▶ [Problem details] Every line below that holds the string "this" should be copied out.

___ Materials provided ___

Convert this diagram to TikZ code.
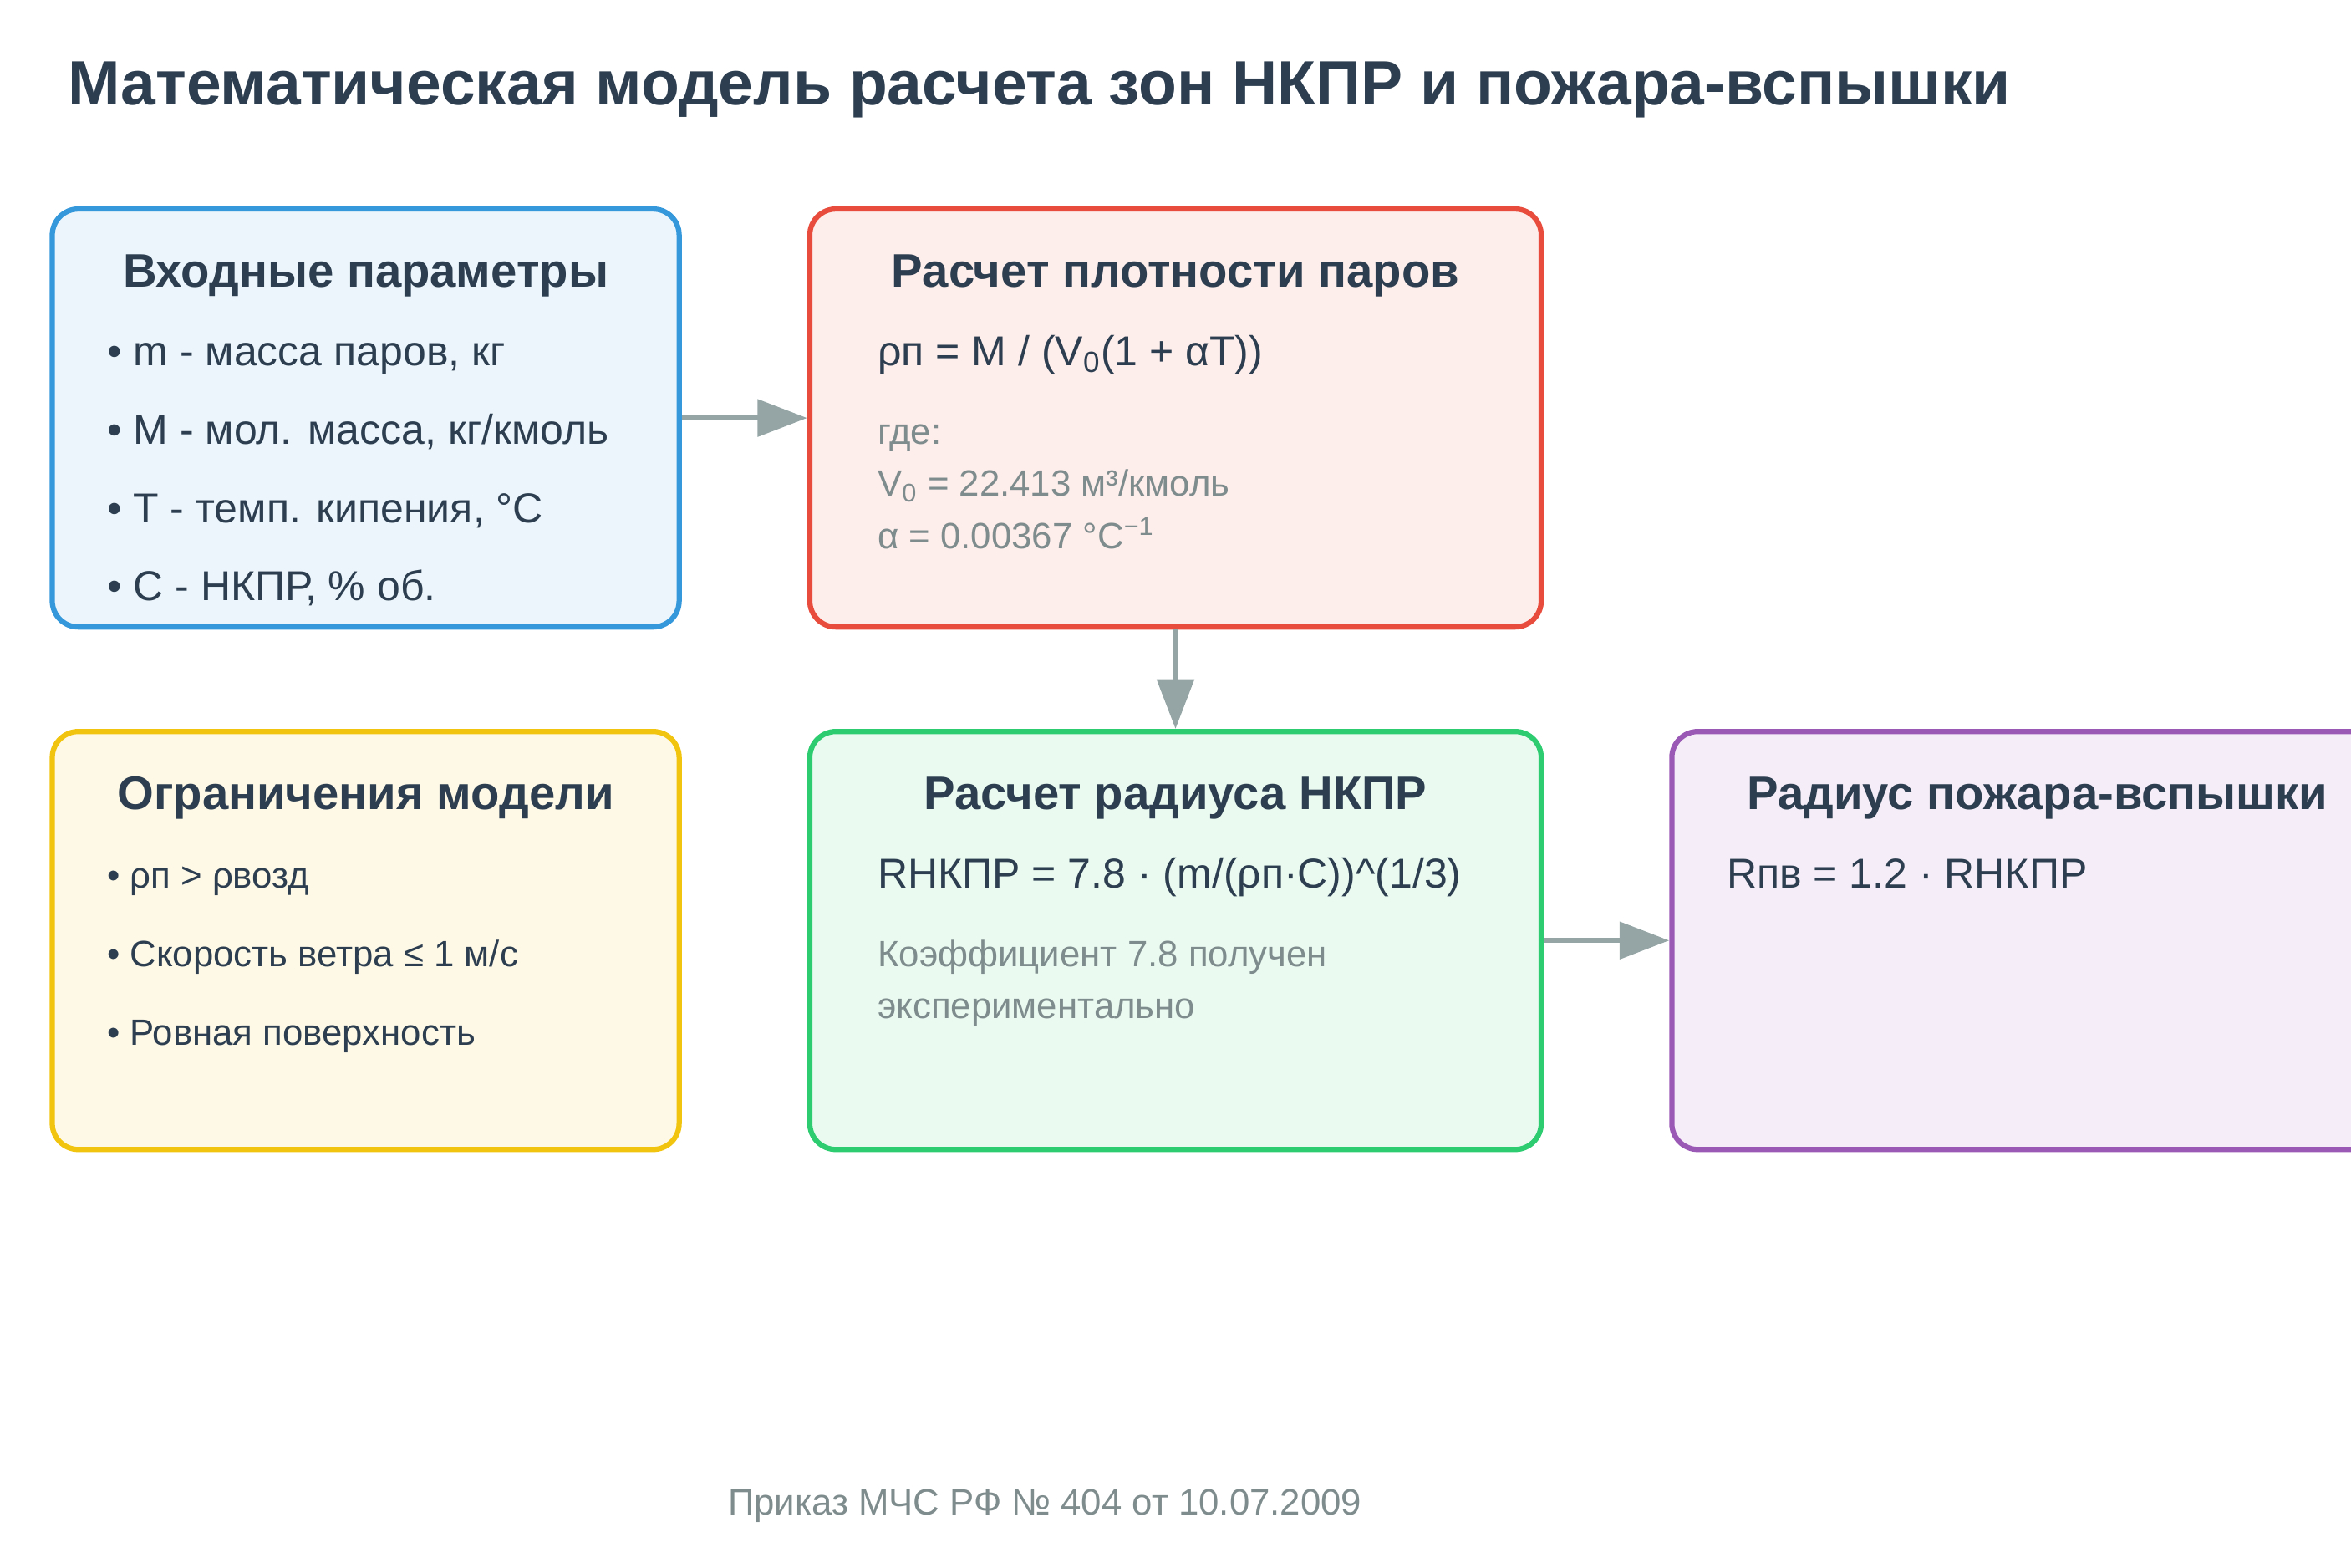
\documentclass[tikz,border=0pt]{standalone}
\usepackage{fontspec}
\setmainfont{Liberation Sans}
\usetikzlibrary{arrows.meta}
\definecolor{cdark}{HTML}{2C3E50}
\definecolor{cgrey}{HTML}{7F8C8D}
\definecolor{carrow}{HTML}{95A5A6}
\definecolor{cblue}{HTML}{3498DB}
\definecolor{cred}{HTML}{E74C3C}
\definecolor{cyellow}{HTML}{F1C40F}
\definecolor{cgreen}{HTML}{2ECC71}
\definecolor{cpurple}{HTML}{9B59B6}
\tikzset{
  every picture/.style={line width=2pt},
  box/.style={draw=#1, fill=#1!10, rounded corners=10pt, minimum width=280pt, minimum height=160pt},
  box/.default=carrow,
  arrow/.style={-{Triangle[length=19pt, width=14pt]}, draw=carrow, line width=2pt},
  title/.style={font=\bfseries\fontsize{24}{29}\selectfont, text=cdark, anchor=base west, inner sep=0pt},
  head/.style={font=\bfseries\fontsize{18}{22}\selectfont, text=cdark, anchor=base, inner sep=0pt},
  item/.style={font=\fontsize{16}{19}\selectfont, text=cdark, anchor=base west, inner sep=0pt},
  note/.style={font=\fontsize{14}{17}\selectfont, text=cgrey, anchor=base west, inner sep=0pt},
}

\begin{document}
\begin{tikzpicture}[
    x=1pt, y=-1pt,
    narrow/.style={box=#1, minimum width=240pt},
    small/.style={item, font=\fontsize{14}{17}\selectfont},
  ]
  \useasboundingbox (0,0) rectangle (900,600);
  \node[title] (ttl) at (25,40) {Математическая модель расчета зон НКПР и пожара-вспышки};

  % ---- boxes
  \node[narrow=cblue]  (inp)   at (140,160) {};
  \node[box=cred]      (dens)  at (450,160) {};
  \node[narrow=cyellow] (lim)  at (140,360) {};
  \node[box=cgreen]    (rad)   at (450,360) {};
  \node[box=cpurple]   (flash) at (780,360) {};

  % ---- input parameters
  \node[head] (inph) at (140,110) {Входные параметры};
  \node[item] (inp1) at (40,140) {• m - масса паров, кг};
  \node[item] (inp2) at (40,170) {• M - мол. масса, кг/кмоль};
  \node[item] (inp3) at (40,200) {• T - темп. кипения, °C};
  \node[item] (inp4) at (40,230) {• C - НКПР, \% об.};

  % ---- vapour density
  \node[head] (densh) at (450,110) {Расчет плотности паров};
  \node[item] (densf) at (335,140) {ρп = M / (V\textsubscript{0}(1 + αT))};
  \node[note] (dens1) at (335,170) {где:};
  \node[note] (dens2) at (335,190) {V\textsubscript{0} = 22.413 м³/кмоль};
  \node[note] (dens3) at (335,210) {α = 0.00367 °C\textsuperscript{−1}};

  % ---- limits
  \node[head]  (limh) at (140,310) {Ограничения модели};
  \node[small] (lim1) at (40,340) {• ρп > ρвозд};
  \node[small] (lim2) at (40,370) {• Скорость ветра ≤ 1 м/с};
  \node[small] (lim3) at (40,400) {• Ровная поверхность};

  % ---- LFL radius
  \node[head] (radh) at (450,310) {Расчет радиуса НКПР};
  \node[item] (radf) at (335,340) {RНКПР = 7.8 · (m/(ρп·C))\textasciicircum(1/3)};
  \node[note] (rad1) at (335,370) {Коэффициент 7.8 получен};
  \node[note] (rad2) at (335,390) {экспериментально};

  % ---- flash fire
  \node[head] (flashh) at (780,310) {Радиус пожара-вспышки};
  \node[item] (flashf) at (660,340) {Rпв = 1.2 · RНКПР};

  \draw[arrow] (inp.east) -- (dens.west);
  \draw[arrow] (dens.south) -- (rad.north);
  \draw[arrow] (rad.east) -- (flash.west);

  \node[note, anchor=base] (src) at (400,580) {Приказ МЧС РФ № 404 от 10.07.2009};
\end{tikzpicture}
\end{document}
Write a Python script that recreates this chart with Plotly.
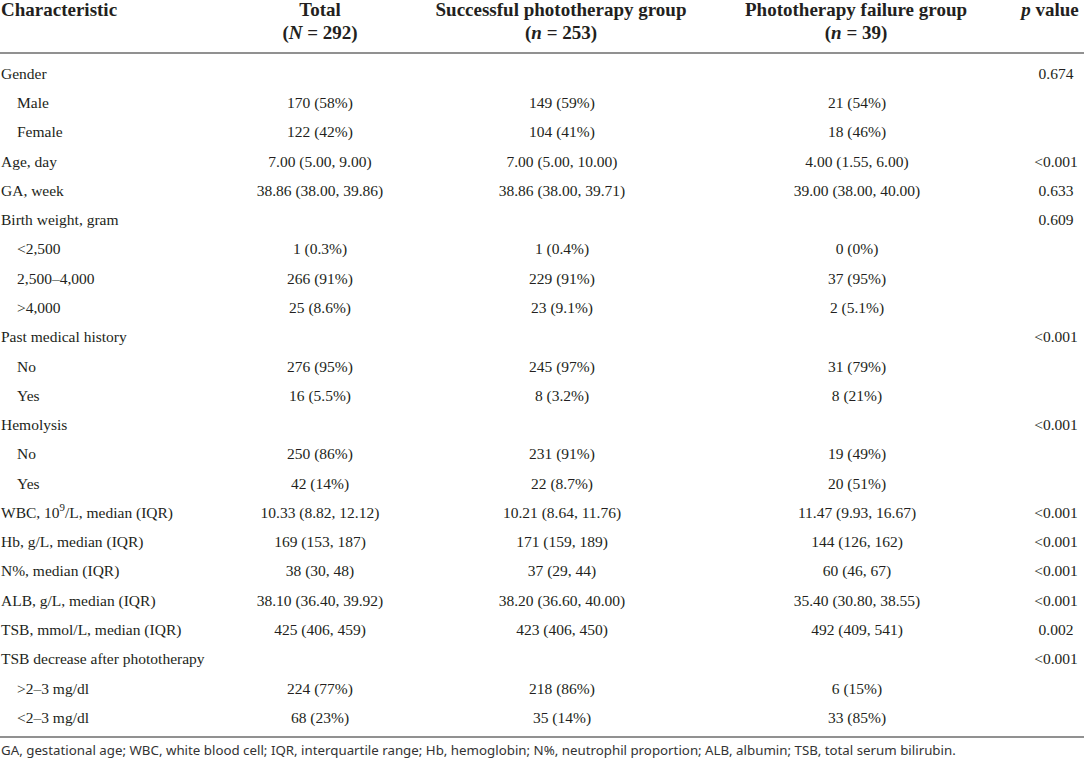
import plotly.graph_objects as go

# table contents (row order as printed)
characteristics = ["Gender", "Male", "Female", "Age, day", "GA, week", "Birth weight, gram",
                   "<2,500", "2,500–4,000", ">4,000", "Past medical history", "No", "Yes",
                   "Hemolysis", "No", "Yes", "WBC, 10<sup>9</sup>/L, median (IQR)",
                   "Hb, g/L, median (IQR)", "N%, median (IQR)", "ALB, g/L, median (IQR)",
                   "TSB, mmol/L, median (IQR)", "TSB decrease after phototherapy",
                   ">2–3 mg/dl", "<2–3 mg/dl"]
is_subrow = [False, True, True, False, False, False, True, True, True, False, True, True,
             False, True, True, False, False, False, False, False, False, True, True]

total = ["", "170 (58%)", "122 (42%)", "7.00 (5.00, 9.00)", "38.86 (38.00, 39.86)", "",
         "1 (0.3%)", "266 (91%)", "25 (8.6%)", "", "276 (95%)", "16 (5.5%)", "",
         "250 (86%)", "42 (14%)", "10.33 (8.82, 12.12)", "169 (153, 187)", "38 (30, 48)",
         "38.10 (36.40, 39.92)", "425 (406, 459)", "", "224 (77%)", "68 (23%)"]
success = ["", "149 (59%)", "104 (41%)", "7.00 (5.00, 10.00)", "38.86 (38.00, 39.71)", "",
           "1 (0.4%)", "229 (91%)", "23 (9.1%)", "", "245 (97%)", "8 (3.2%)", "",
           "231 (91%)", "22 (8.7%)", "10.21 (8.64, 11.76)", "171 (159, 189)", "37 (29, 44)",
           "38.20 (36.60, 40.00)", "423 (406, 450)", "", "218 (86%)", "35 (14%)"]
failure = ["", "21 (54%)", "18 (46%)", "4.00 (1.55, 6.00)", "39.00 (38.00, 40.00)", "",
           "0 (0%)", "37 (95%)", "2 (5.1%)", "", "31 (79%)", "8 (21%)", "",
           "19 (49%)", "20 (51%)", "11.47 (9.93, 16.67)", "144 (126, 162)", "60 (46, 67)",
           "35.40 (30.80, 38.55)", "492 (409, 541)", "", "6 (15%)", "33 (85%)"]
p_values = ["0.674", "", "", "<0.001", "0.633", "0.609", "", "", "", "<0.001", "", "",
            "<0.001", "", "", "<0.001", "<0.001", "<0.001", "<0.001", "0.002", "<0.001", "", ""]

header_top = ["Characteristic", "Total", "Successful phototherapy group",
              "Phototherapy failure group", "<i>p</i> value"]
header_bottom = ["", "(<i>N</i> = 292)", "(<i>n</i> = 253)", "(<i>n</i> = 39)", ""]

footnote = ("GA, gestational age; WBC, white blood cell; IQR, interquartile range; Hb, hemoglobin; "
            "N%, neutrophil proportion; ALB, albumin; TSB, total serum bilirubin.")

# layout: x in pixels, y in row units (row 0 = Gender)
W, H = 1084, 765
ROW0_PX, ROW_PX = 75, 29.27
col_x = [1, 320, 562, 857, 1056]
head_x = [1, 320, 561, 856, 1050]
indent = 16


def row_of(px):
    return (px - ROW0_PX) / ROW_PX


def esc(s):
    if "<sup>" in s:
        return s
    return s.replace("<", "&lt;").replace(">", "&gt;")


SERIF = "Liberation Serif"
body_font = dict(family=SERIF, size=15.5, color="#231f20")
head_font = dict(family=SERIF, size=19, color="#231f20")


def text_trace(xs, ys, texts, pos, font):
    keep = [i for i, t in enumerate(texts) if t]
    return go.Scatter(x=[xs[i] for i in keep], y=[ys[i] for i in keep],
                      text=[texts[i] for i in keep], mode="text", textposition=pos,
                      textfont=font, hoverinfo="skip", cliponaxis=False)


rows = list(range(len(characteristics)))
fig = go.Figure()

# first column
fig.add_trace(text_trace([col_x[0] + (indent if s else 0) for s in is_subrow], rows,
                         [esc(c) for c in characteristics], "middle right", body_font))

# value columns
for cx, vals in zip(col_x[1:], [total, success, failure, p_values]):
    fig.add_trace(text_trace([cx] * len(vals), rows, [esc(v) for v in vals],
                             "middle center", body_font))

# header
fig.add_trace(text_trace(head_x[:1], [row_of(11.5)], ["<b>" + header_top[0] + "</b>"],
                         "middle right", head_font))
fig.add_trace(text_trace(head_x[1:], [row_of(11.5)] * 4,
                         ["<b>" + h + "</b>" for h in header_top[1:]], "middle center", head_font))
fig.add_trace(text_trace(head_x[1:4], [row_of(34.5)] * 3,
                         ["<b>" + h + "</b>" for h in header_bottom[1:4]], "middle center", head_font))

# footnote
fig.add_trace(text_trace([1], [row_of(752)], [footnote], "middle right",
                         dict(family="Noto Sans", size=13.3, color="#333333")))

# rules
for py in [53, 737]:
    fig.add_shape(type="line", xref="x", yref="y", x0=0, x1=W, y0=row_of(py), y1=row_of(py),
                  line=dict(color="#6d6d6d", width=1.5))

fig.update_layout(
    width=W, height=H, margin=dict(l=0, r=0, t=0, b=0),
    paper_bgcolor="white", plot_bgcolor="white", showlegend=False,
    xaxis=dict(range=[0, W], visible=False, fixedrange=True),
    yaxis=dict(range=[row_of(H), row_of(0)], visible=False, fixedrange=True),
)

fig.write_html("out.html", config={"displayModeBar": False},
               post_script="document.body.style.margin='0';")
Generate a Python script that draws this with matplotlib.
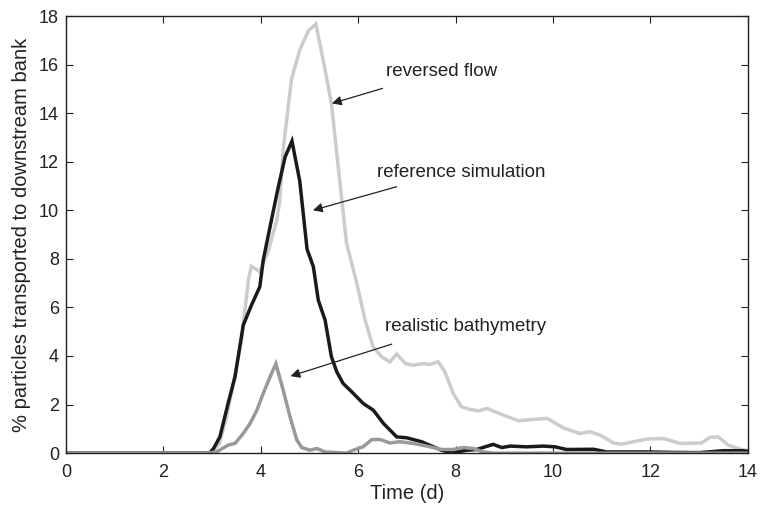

___

▶ [Result of the exercise]
Convert this diagram to TikZ code.
Write a Python script that recreates this chart with Plotly.
Generate a Python script that draws this with matplotlib.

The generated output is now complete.